Pada perkembangannya, secara garis
besar historiografi Indonesia terbagi menjadi tiga bagian besar, yaitu :
- historiografi tradisional
- historiografi kolonial
- historiografi modern
1. Historiografi
tradisional
Sebagian besar historiografi
tradisional memuat tindakan-tindakan tidak dari manusia, tetapi dari dewa-dewa,
jadi merupakan teogoni dan kosmogoni yang menerangkan kekuatan alam dan mempersonifikasikan
sebagai dewa. Historiografi tradisional dikuasai oleh pandangan yang
etnosentris. Semua peristiwa berkisar sekitar kerajaan dengan raja sebagai
pusatnya. Historiografi tradisional mempunyai fungsi sosial psikologis untuk
memberi masyarakat suatu kohesi antara lain dengan memperkuat kedudukan dinasti
yang menjadi pusat kekuatannya. Kedudukan sentral raja menimbulkan pandangan
rajasentrisme sedang lingkup spasialnya menimbulkan regiosentrisme.

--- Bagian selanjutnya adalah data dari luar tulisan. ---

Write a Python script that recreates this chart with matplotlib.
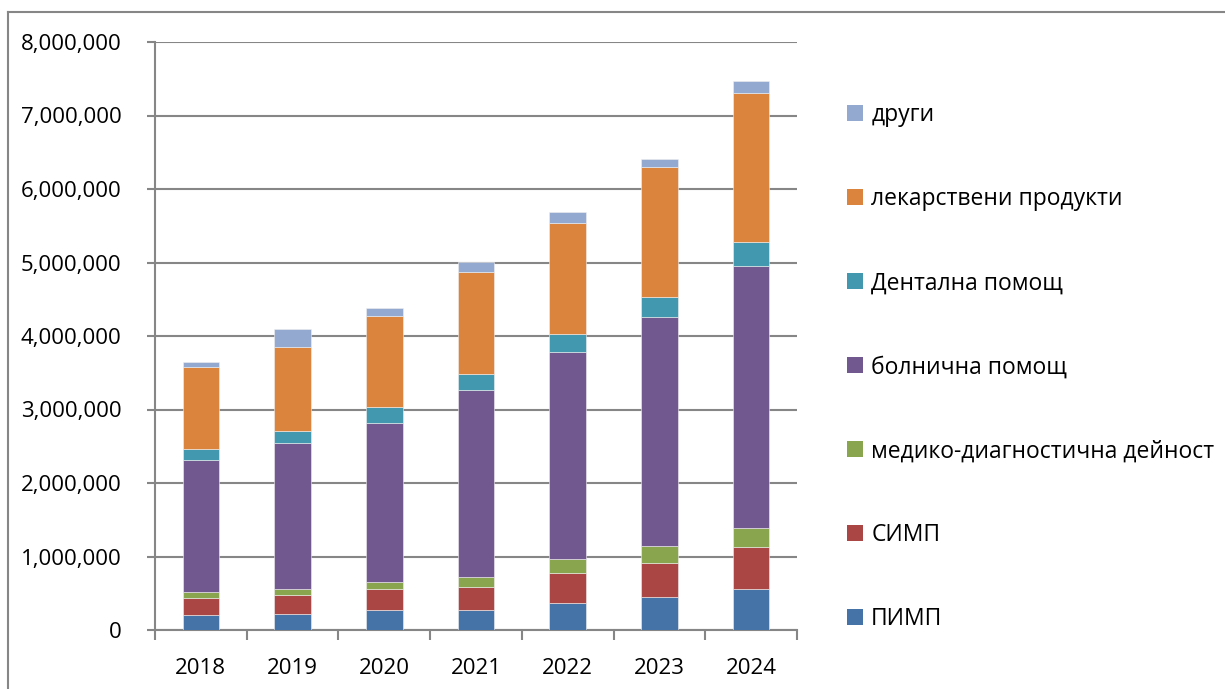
import numpy as np
import matplotlib
matplotlib.use('Agg')
import matplotlib.pyplot as plt
from matplotlib.patches import Patch
from matplotlib.ticker import FuncFormatter, FixedLocator

plt.rcParams['font.family'] = ['Open Sans', 'DejaVu Sans']

# Данни (прочетени от графиката)
years = ['2018', '2019', '2020', '2021', '2022', '2023', '2024']
pimp = [199000, 222000, 272000, 276000, 362000, 449000, 552000]
simp = [231000, 249000, 280000, 304000, 408000, 457000, 572000]
mdd = [87000, 91000, 105000, 136000, 196000, 241000, 264000]
bolnichna = [1796000, 1982000, 2163000, 2544000, 2811000, 3106000, 3564000]
dentalna = [144000, 168000, 209000, 218000, 245000, 272000, 327000]
lekarstva = [1121000, 1133000, 1238000, 1393000, 1515000, 1769000, 2027000]
drugi = [72000, 254000, 118000, 136000, 154000, 109000, 158000]

series = [
    ('ПИМП', pimp, '#4572A7'),
    ('СИМП', simp, '#AA4643'),
    ('медико-диагностична дейност', mdd, '#89A54E'),
    ('болнична помощ', bolnichna, '#71588F'),
    ('Дентална помощ', dentalna, '#4198AF'),
    ('лекарствени продукти', lekarstva, '#DB843D'),
    ('други', drugi, '#93A9CF'),
]

fig = plt.figure(figsize=(12.25, 6.89), dpi=100)
ax = fig.add_axes([155 / 1225, 1 - 630 / 689, 642 / 1225, 588 / 689])

x = np.arange(len(years))
bottom = np.zeros(len(years))
for name, vals, col in series:
    ax.bar(x, vals, width=0.4, bottom=bottom, color=col,
           edgecolor='#f0f0f0', linewidth=0.4, zorder=3)
    bottom += np.array(vals)

grid_c = '#868686'
ax.set_ylim(0, 8000000)
ax.set_xlim(-0.5, len(years) - 0.5)
ax.set_yticks(np.arange(0, 8000001, 1000000))
ax.yaxis.set_major_formatter(FuncFormatter(lambda v, p: f'{int(v):,}'))
ax.yaxis.grid(True, color=grid_c, linewidth=1.5, zorder=0)

ax.set_xticks(x)
ax.set_xticklabels(years)
ax.xaxis.set_minor_locator(FixedLocator(np.arange(-0.5, len(years), 1.0)))
ax.tick_params(axis='x', which='major', length=0, pad=20, labelsize=16)
ax.tick_params(axis='x', which='minor', length=7, width=1.5, color=grid_c)
ax.tick_params(axis='y', length=6, width=1.5, color=grid_c, labelsize=16, pad=18)

for s in ['top', 'right']:
    ax.spines[s].set_visible(False)
for s in ['left', 'bottom']:
    ax.spines[s].set_color(grid_c)
    ax.spines[s].set_linewidth(1.5)

handles = [Patch(facecolor=c, label=n) for n, v, c in series][::-1]
fig.legend(handles=handles, loc='upper left', bbox_to_anchor=(838 / 1225, 1 - 94 / 689),
           frameon=False, fontsize=16.5, handlelength=0.7, handleheight=0.7,
           handletextpad=0.35, labelspacing=2.62, borderaxespad=0)

# рамка на диаграмата
fig.add_artist(plt.Line2D([8 / 1225, 1], [1 - 12 / 689, 1 - 12 / 689],
                          color=grid_c, linewidth=1.5, transform=fig.transFigure))
fig.add_artist(plt.Line2D([8 / 1225, 8 / 1225], [0, 1 - 12 / 689],
                          color=grid_c, linewidth=1.5, transform=fig.transFigure))

fig.savefig('out.png', dpi=100)
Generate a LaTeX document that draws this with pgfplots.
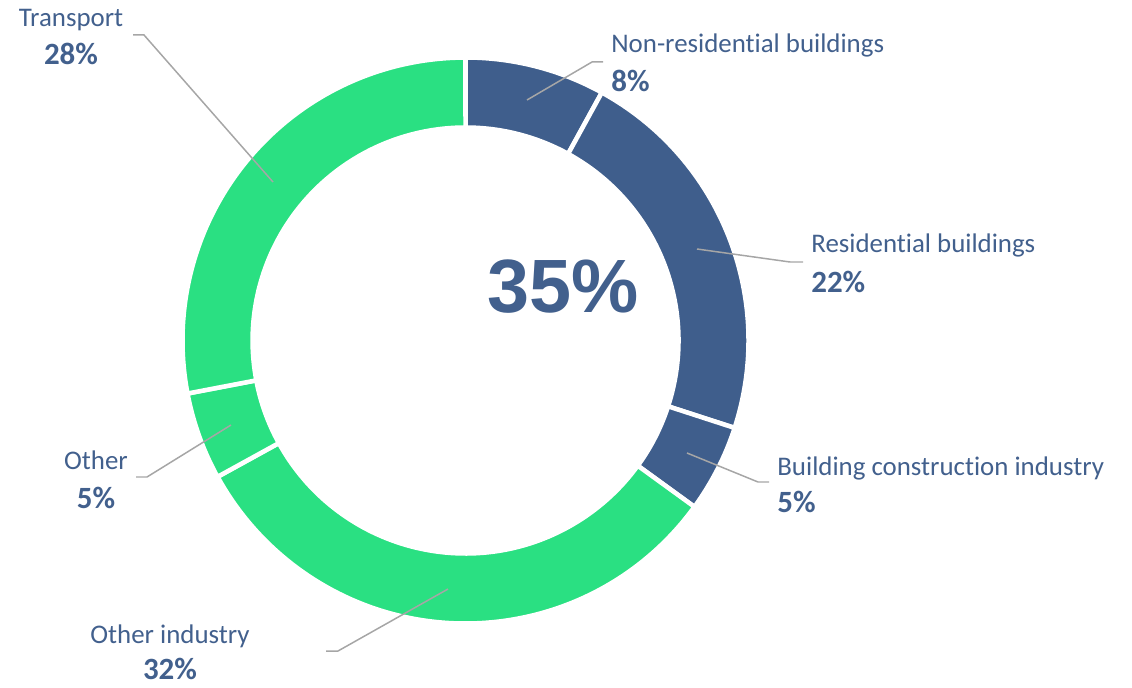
\documentclass[border=0pt]{standalone}
\usepackage{pgfplots}
\usepackage{pgfplotstable}
\pgfplotsset{compat=1.18}
\usepackage{fontspec}
\setmainfont{Carlito}[Ligatures=NoCommon]
\newfontfamily\arialfont{Liberation Sans}

\definecolor{dblue}{HTML}{3F5E8C}
\definecolor{lgreen}{HTML}{2AE082}
\definecolor{txt}{HTML}{42608D}
\definecolor{lead}{HTML}{A6A6A6}

% shares of the ring, clockwise from 12 o'clock
\pgfplotstableread{
value colour
8  dblue
22 dblue
5  dblue
32 lgreen
5  lgreen
28 lgreen
}\donut

\newcommand\lbl[1]{\fontsize{15.3}{18}\selectfont #1}
\newcommand\pct[1]{\fontsize{17.6}{20}\selectfont\bfseries #1}

\begin{document}
\begin{tikzpicture}
\begin{axis}[
    x=0.02cm, y=0.02cm,
    xmin=0, xmax=1132, ymin=0, ymax=687,
    hide axis, clip=false, scale only axis,
]
\path (rel axis cs:0,0) rectangle (rel axis cs:1,1);

\pgfplotstablegetrowsof{\donut}
\pgfmathtruncatemacro\nrows{\pgfplotsretval-1}
\def\cum{0}
\pgfplotsforeachungrouped \i in {0,...,\nrows}{
  \pgfplotstablegetelem{\i}{value}\of\donut \let\val\pgfplotsretval
  \pgfplotstablegetelem{\i}{colour}\of\donut \let\col\pgfplotsretval
  \pgfmathsetmacro\aS{90-3.6*\cum}
  \pgfmathsetmacro\aE{90-3.6*(\cum+\val)}
  \edef\temp{\noexpand\fill[\col, draw=white, line width=0.09cm, line join=miter]
    (axis cs:{465.5+283*cos(\aS)},{346.5+283*sin(\aS)})
    arc[start angle=\aS, end angle=\aE, radius=5.66cm]
    -- (axis cs:{465.5+213*cos(\aE)},{346.5+213*sin(\aE)})
    arc[start angle=\aE, end angle=\aS, radius=4.26cm] -- cycle;}
  \temp
  \pgfmathsetmacro\cum{\cum+\val}
}

% leader lines
\addplot[lead, line width=0.85pt] coordinates {(273,505) (144,652) (133,652)};
\addplot[lead, line width=0.85pt] coordinates {(527,587) (592,625) (603,625)};
\addplot[lead, line width=0.85pt] coordinates {(697,438) (790,425) (803,425)};
\addplot[lead, line width=0.85pt] coordinates {(687,234) (758,205) (769,205)};
\addplot[lead, line width=0.85pt] coordinates {(231,262) (147,210) (136,210)};
\addplot[lead, line width=0.85pt] coordinates {(448,98) (338,36) (326,36)};

% labels
\begin{scope}[every node/.style={text=txt, inner sep=0pt}]
\node[anchor=base] at (axis cs:71,660) {\lbl{Transport}};
\node[anchor=base] at (axis cs:71,622) {\pct{28\%}};
\node[anchor=base west] at (axis cs:611,634) {\lbl{Non-residential buildings}};
\node[anchor=base west] at (axis cs:611,595) {\pct{8\%}};
\node[anchor=base west] at (axis cs:811,434) {\lbl{Residential buildings}};
\node[anchor=base west] at (axis cs:811,395) {\pct{22\%}};
\node[anchor=base west] at (axis cs:777,212) {\lbl{Building construction industry}};
\node[anchor=base west] at (axis cs:777,175) {\pct{5\%}};
\node[anchor=base] at (axis cs:96,218) {\lbl{Other}};
\node[anchor=base] at (axis cs:96,179) {\pct{5\%}};
\node[anchor=base] at (axis cs:170,44) {\lbl{Other industry}};
\node[anchor=base] at (axis cs:170,8) {\pct{32\%}};
\node[anchor=base] at (axis cs:563,375) {\arialfont\bfseries\fontsize{43}{50}\selectfont 35\%};
\end{scope}
\end{axis}
\end{tikzpicture}
\end{document}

Salah satu
contoh historiografi tradisional adalah Negarakertagama. Dari Negarakertagama
dapat diketahui struktur ekonomi, sosial, dan politik masyarakat di kerajaan
Majapahit, stratifikasi sosial, beserta hierarki birokrasinya.
2. Historiografi
kolonial
Perkembangan historiografi Indonesia
tidak terlepas dari literatur historiografis yang dihasilkan oleh sejarawan kolonial.
Pada dasarnya pandangan historiografi kolonial menekankan ciri yang menonjol,
yaitu Nederlandosentrisme khususnya dan Eropasentrisme pada umumnya.
Historiografi kolonial dengan sendirinya menonjolkan peranan bangsa Belanda dan
memberi tekanan pada aspek politis, ekonomi, dan institusional. Interpretasi
dari jaman kolonial cenderung untuk membuat mitologisasi dari dominasinya,
dengan menyebut perang-perang kolonial sebagai usaha pasifikasi daerah-daerah,
yang sesungguhnya mengadakan perlawanan untuk pertahanan masyarakat serta
kebudayaannya.
3. Historiografi
modern
Suatu periode baru dalam
perkembangan historiografi Indonesia dimulai dengan timbulnya studi sejarah
kritis. Dalam penulisan tentang sejarah kritis dipergunakan prinsip-prinsip
metode sejarah. Studi sejarah kritis juga memerlukan bantuan dari ilmu lain
untuk mempertajam analisanya. Hal ini merupakan implikasi dari mulai sedikitnya
peran analisa tekstual dengan bantuan filologi
terhadap studi sejarah Indonesia modern. Di sini yang harus diperbaiki adalah
alat-alat analitis serta metodologis. Bertolak dari hal ini, maka beberapa
disiplin dari ilmu-ilmu sosial mulai dicantumkan dalam studi sejarah.
Konsep sejarah nasional sebagai unit
makro merupakan kerangka referensi bagi sejarah lokal/regional yang dapat
dipandang sebagai unit mikro. Sejarah nasional sebagai macro-history
mencakup interaksi antar micro-unit, antara lain melalui pelayaran,
perdagangan, perang, penyiaran agama atau menuntut pelajaran, hubungan antara
lembaga-lembaga nasional, seperti partai-partai politik. Sejarah nasional bukan
jumlah dari sejarah lokal, tetapi proses-proses atau kejadian-kejadian pada
tingkat sejarah lokal diterangkan dalam hubungannya dengan proses nasional.